> Requirement
Copy the data precisely, character for character, and leave out every picture.

* begin *

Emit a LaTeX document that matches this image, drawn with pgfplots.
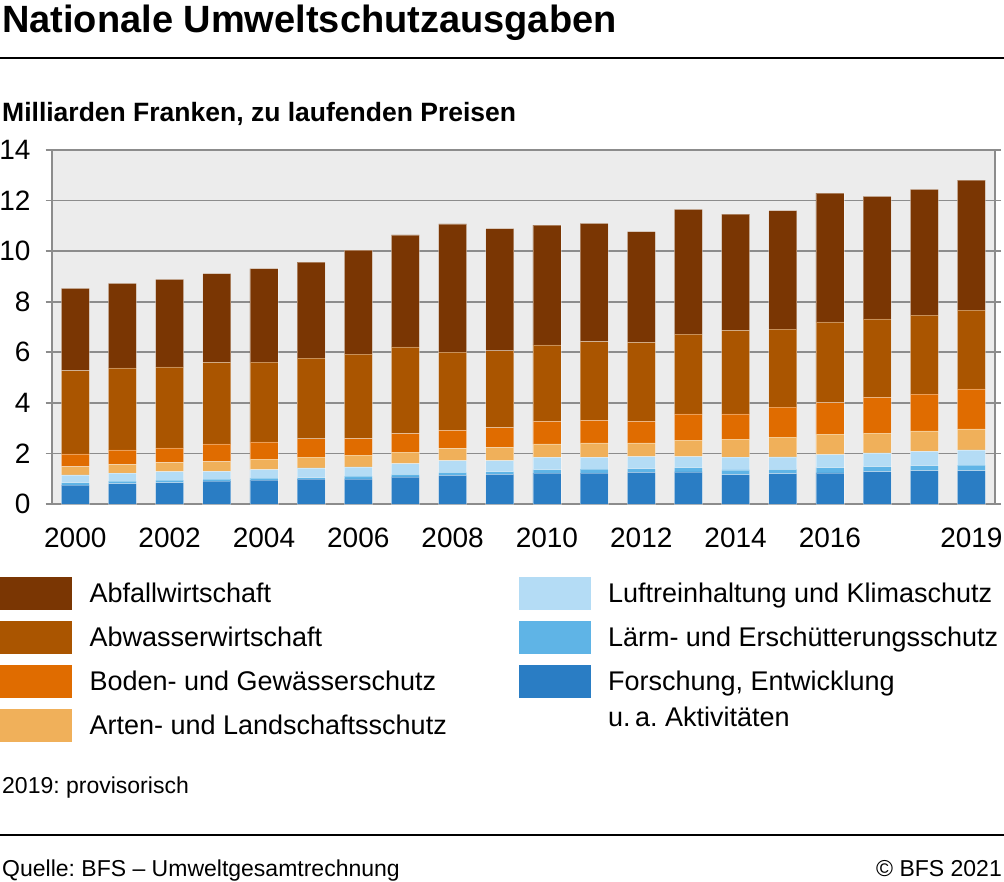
\documentclass[border=0pt]{standalone}
\usepackage{pgfplots}
\pgfplotsset{compat=1.18}
\usepackage{fontspec}
\setmainfont{Liberation Sans}
\frenchspacing
\definecolor{cAbfall}{HTML}{7A3603}
\definecolor{cAbwasser}{HTML}{AA5500}
\definecolor{cBoden}{HTML}{E06C00}
\definecolor{cArten}{HTML}{F0B05A}
\definecolor{cLuft}{HTML}{B4DCF5}
\definecolor{cLaerm}{HTML}{5FB4E6}
\definecolor{cForsch}{HTML}{2A7DC4}
\definecolor{bgc}{HTML}{ECECEC}
\definecolor{gridc}{HTML}{8C8C8C}
\pgfplotsset{sw/.style={legend image code/.code={\fill[#1] (0pt,-7pt) rectangle (71pt,25pt); \path (89pt,0pt);}}}
\pgfplotsset{bars/.style={fill=#1, draw=white, draw opacity=0.35, line width=0.6pt}}
\begin{document}
\begin{tikzpicture}
\useasboundingbox (0pt,0pt) rectangle (1004pt,-882pt);
\node[anchor=base west, inner sep=0pt, font=\fontsize{38}{40}\selectfont\bfseries] at (2pt,-33pt) {Nationale Umweltschutzausgaben};
\draw[line width=2.5pt] (0pt,-58pt) -- (1004pt,-58pt);
\node[anchor=base west, inner sep=0pt, font=\fontsize{26.5}{28}\selectfont\bfseries] at (2pt,-122pt) {Milliarden Franken, zu laufenden Preisen};
\begin{axis}[
  at={(51.7pt,-504pt)}, anchor=south west,
  scale only axis, width=943.3pt, height=354pt,
  xmin=1999.5, xmax=2019.5, ymin=0, ymax=14,
  ybar stacked, bar width=28pt,
  axis background/.style={fill=bgc},
  axis line style={draw=gridc, line width=2pt},
  ytick={0,2,...,14},
  ymajorgrids, grid style={draw=gridc, line width=1.6pt},
  xtick={2000,2002,2004,2006,2008,2010,2012,2014,2016,2019},
  xticklabels={2000,2002,2004,2006,2008,2010,2012,2014,2016,2019},
  xtick style={draw=none},
  ytick style={draw=gridc, line width=1.6pt},
  tick align=outside, major tick length=6pt,
  tick label style={font=\fontsize{28}{30}\selectfont},
  yticklabel style={anchor=east, inner sep=0pt, xshift=-15pt},
  xticklabel style={anchor=north, inner sep=0pt, yshift=-18pt},
  /pgf/number format/assume math mode=true,
  legend columns=2,
  legend cell align=left,
  legend style={at={(axis description cs:-0.0548,-0.2062)}, anchor=north west, draw=none, fill=none, inner sep=0pt, row sep=11.5pt, column sep=0pt, nodes={inner sep=0pt}, cells={anchor=base west}, font=\fontsize{27}{36}\selectfont},
]
\addplot[bars=cForsch, forget plot] coordinates {(2000,0.75) (2001,0.81) (2002,0.85) (2003,0.90) (2004,0.94) (2005,0.98) (2006,0.99) (2007,1.07) (2008,1.13) (2009,1.17) (2010,1.22) (2011,1.22) (2012,1.25) (2013,1.27) (2014,1.16) (2015,1.20) (2016,1.23) (2017,1.28) (2018,1.32) (2019,1.32)};
\addplot[bars=cLaerm, forget plot] coordinates {(2000,0.10) (2001,0.09) (2002,0.09) (2003,0.08) (2004,0.08) (2005,0.06) (2006,0.11) (2007,0.10) (2008,0.12) (2009,0.11) (2010,0.14) (2011,0.16) (2012,0.15) (2013,0.17) (2014,0.19) (2015,0.17) (2016,0.21) (2017,0.20) (2018,0.20) (2019,0.22)};
\addplot[bars=cLuft, forget plot] coordinates {(2000,0.30) (2001,0.32) (2002,0.34) (2003,0.31) (2004,0.34) (2005,0.39) (2006,0.37) (2007,0.43) (2008,0.47) (2009,0.44) (2010,0.48) (2011,0.46) (2012,0.47) (2013,0.43) (2014,0.50) (2015,0.49) (2016,0.51) (2017,0.54) (2018,0.56) (2019,0.60)};
\addplot[bars=cArten, forget plot] coordinates {(2000,0.33) (2001,0.35) (2002,0.37) (2003,0.39) (2004,0.41) (2005,0.42) (2006,0.46) (2007,0.45) (2008,0.48) (2009,0.52) (2010,0.54) (2011,0.58) (2012,0.55) (2013,0.66) (2014,0.72) (2015,0.78) (2016,0.81) (2017,0.78) (2018,0.81) (2019,0.83)};
\addplot[bars=cBoden, forget plot] coordinates {(2000,0.50) (2001,0.57) (2002,0.57) (2003,0.70) (2004,0.69) (2005,0.73) (2006,0.66) (2007,0.73) (2008,0.71) (2009,0.78) (2010,0.89) (2011,0.89) (2012,0.85) (2013,1.03) (2014,0.99) (2015,1.19) (2016,1.25) (2017,1.42) (2018,1.46) (2019,1.58)};
\addplot[bars=cAbwasser, forget plot] coordinates {(2000,3.29) (2001,3.24) (2002,3.20) (2003,3.22) (2004,3.15) (2005,3.19) (2006,3.34) (2007,3.43) (2008,3.10) (2009,3.04) (2010,3.02) (2011,3.11) (2012,3.12) (2013,3.16) (2014,3.31) (2015,3.09) (2016,3.19) (2017,3.10) (2018,3.12) (2019,3.12)};
\addplot[bars=cAbfall, forget plot] coordinates {(2000,3.26) (2001,3.35) (2002,3.46) (2003,3.51) (2004,3.70) (2005,3.80) (2006,4.11) (2007,4.43) (2008,5.07) (2009,4.83) (2010,4.74) (2011,4.68) (2012,4.38) (2013,4.93) (2014,4.59) (2015,4.68) (2016,5.09) (2017,4.85) (2018,4.97) (2019,5.14)};
\addlegendimage{sw=cAbfall}
\addlegendentry{\makebox[429pt][l]{Abfallwirtschaft}}
\addlegendimage{sw=cLuft}
\addlegendentry{Luftreinhaltung und Klimaschutz}
\addlegendimage{sw=cAbwasser}
\addlegendentry{\makebox[429pt][l]{Abwasserwirtschaft}}
\addlegendimage{sw=cLaerm}
\addlegendentry{Lärm- und Erschütterungsschutz}
\addlegendimage{sw=cBoden}
\addlegendentry{\makebox[429pt][l]{Boden- und Gewässerschutz}}
\addlegendimage{sw=cForsch}
\addlegendentry{\raisebox{0pt}[\height][0pt]{\begin{tabular}[t]{@{}l@{}}Forschung, Entwicklung\\u.\,a. Aktivitäten\end{tabular}}}
\addlegendimage{sw=cArten}
\addlegendentry{\makebox[429pt][l]{Arten- und Landschaftsschutz}}
\end{axis}
\node[anchor=base west, inner sep=0pt, font=\fontsize{23}{26}\selectfont] at (2pt,-793pt) {2019: provisorisch};
\draw[line width=2pt] (0pt,-835pt) -- (1004pt,-835pt);
\node[anchor=base west, inner sep=0pt, font=\fontsize{23}{26}\selectfont] at (2pt,-876pt) {Quelle: BFS -- Umweltgesamtrechnung};
\node[anchor=base east, inner sep=0pt, font=\fontsize{23}{26}\selectfont] at (1002pt,-876pt) {© BFS 2021};
\end{tikzpicture}
\end{document}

* end *

> Solution to this exercise
Emit a LaTeX document that matches this image, drawn with pgfplots.
\documentclass[border=0pt]{standalone}
\usepackage{pgfplots}
\pgfplotsset{compat=1.18}
\usepackage{fontspec}
\setmainfont{Liberation Sans}
\frenchspacing
\definecolor{cAbfall}{HTML}{7A3603}
\definecolor{cAbwasser}{HTML}{AA5500}
\definecolor{cBoden}{HTML}{E06C00}
\definecolor{cArten}{HTML}{F0B05A}
\definecolor{cLuft}{HTML}{B4DCF5}
\definecolor{cLaerm}{HTML}{5FB4E6}
\definecolor{cForsch}{HTML}{2A7DC4}
\definecolor{bgc}{HTML}{ECECEC}
\definecolor{gridc}{HTML}{8C8C8C}
\pgfplotsset{sw/.style={legend image code/.code={\fill[#1] (0pt,-7pt) rectangle (71pt,25pt); \path (89pt,0pt);}}}
\pgfplotsset{bars/.style={fill=#1, draw=white, draw opacity=0.35, line width=0.6pt}}
\begin{document}
\begin{tikzpicture}
\useasboundingbox (0pt,0pt) rectangle (1004pt,-882pt);
\node[anchor=base west, inner sep=0pt, font=\fontsize{38}{40}\selectfont\bfseries] at (2pt,-33pt) {Nationale Umweltschutzausgaben};
\draw[line width=2.5pt] (0pt,-58pt) -- (1004pt,-58pt);
\node[anchor=base west, inner sep=0pt, font=\fontsize{26.5}{28}\selectfont\bfseries] at (2pt,-122pt) {Milliarden Franken, zu laufenden Preisen};
\begin{axis}[
  at={(51.7pt,-504pt)}, anchor=south west,
  scale only axis, width=943.3pt, height=354pt,
  xmin=1999.5, xmax=2019.5, ymin=0, ymax=14,
  ybar stacked, bar width=28pt,
  axis background/.style={fill=bgc},
  axis line style={draw=gridc, line width=2pt},
  ytick={0,2,...,14},
  ymajorgrids, grid style={draw=gridc, line width=1.6pt},
  xtick={2000,2002,2004,2006,2008,2010,2012,2014,2016,2019},
  xticklabels={2000,2002,2004,2006,2008,2010,2012,2014,2016,2019},
  xtick style={draw=none},
  ytick style={draw=gridc, line width=1.6pt},
  tick align=outside, major tick length=6pt,
  tick label style={font=\fontsize{28}{30}\selectfont},
  yticklabel style={anchor=east, inner sep=0pt, xshift=-15pt},
  xticklabel style={anchor=north, inner sep=0pt, yshift=-18pt},
  /pgf/number format/assume math mode=true,
  legend columns=2,
  legend cell align=left,
  legend style={at={(axis description cs:-0.0548,-0.2062)}, anchor=north west, draw=none, fill=none, inner sep=0pt, row sep=11.5pt, column sep=0pt, nodes={inner sep=0pt}, cells={anchor=base west}, font=\fontsize{27}{36}\selectfont},
]
\addplot[bars=cForsch, forget plot] coordinates {(2000,0.75) (2001,0.81) (2002,0.85) (2003,0.90) (2004,0.94) (2005,0.98) (2006,0.99) (2007,1.07) (2008,1.13) (2009,1.17) (2010,1.22) (2011,1.22) (2012,1.25) (2013,1.27) (2014,1.16) (2015,1.20) (2016,1.23) (2017,1.28) (2018,1.32) (2019,1.32)};
\addplot[bars=cLaerm, forget plot] coordinates {(2000,0.10) (2001,0.09) (2002,0.09) (2003,0.08) (2004,0.08) (2005,0.06) (2006,0.11) (2007,0.10) (2008,0.12) (2009,0.11) (2010,0.14) (2011,0.16) (2012,0.15) (2013,0.17) (2014,0.19) (2015,0.17) (2016,0.21) (2017,0.20) (2018,0.20) (2019,0.22)};
\addplot[bars=cLuft, forget plot] coordinates {(2000,0.30) (2001,0.32) (2002,0.34) (2003,0.31) (2004,0.34) (2005,0.39) (2006,0.37) (2007,0.43) (2008,0.47) (2009,0.44) (2010,0.48) (2011,0.46) (2012,0.47) (2013,0.43) (2014,0.50) (2015,0.49) (2016,0.51) (2017,0.54) (2018,0.56) (2019,0.60)};
\addplot[bars=cArten, forget plot] coordinates {(2000,0.33) (2001,0.35) (2002,0.37) (2003,0.39) (2004,0.41) (2005,0.42) (2006,0.46) (2007,0.45) (2008,0.48) (2009,0.52) (2010,0.54) (2011,0.58) (2012,0.55) (2013,0.66) (2014,0.72) (2015,0.78) (2016,0.81) (2017,0.78) (2018,0.81) (2019,0.83)};
\addplot[bars=cBoden, forget plot] coordinates {(2000,0.50) (2001,0.57) (2002,0.57) (2003,0.70) (2004,0.69) (2005,0.73) (2006,0.66) (2007,0.73) (2008,0.71) (2009,0.78) (2010,0.89) (2011,0.89) (2012,0.85) (2013,1.03) (2014,0.99) (2015,1.19) (2016,1.25) (2017,1.42) (2018,1.46) (2019,1.58)};
\addplot[bars=cAbwasser, forget plot] coordinates {(2000,3.29) (2001,3.24) (2002,3.20) (2003,3.22) (2004,3.15) (2005,3.19) (2006,3.34) (2007,3.43) (2008,3.10) (2009,3.04) (2010,3.02) (2011,3.11) (2012,3.12) (2013,3.16) (2014,3.31) (2015,3.09) (2016,3.19) (2017,3.10) (2018,3.12) (2019,3.12)};
\addplot[bars=cAbfall, forget plot] coordinates {(2000,3.26) (2001,3.35) (2002,3.46) (2003,3.51) (2004,3.70) (2005,3.80) (2006,4.11) (2007,4.43) (2008,5.07) (2009,4.83) (2010,4.74) (2011,4.68) (2012,4.38) (2013,4.93) (2014,4.59) (2015,4.68) (2016,5.09) (2017,4.85) (2018,4.97) (2019,5.14)};
\addlegendimage{sw=cAbfall}
\addlegendentry{\makebox[429pt][l]{Abfallwirtschaft}}
\addlegendimage{sw=cLuft}
\addlegendentry{Luftreinhaltung und Klimaschutz}
\addlegendimage{sw=cAbwasser}
\addlegendentry{\makebox[429pt][l]{Abwasserwirtschaft}}
\addlegendimage{sw=cLaerm}
\addlegendentry{Lärm- und Erschütterungsschutz}
\addlegendimage{sw=cBoden}
\addlegendentry{\makebox[429pt][l]{Boden- und Gewässerschutz}}
\addlegendimage{sw=cForsch}
\addlegendentry{\raisebox{0pt}[\height][0pt]{\begin{tabular}[t]{@{}l@{}}Forschung, Entwicklung\\u.\,a. Aktivitäten\end{tabular}}}
\addlegendimage{sw=cArten}
\addlegendentry{\makebox[429pt][l]{Arten- und Landschaftsschutz}}
\end{axis}
\node[anchor=base west, inner sep=0pt, font=\fontsize{23}{26}\selectfont] at (2pt,-793pt) {2019: provisorisch};
\draw[line width=2pt] (0pt,-835pt) -- (1004pt,-835pt);
\node[anchor=base west, inner sep=0pt, font=\fontsize{23}{26}\selectfont] at (2pt,-876pt) {Quelle: BFS -- Umweltgesamtrechnung};
\node[anchor=base east, inner sep=0pt, font=\fontsize{23}{26}\selectfont] at (1002pt,-876pt) {© BFS 2021};
\end{tikzpicture}
\end{document}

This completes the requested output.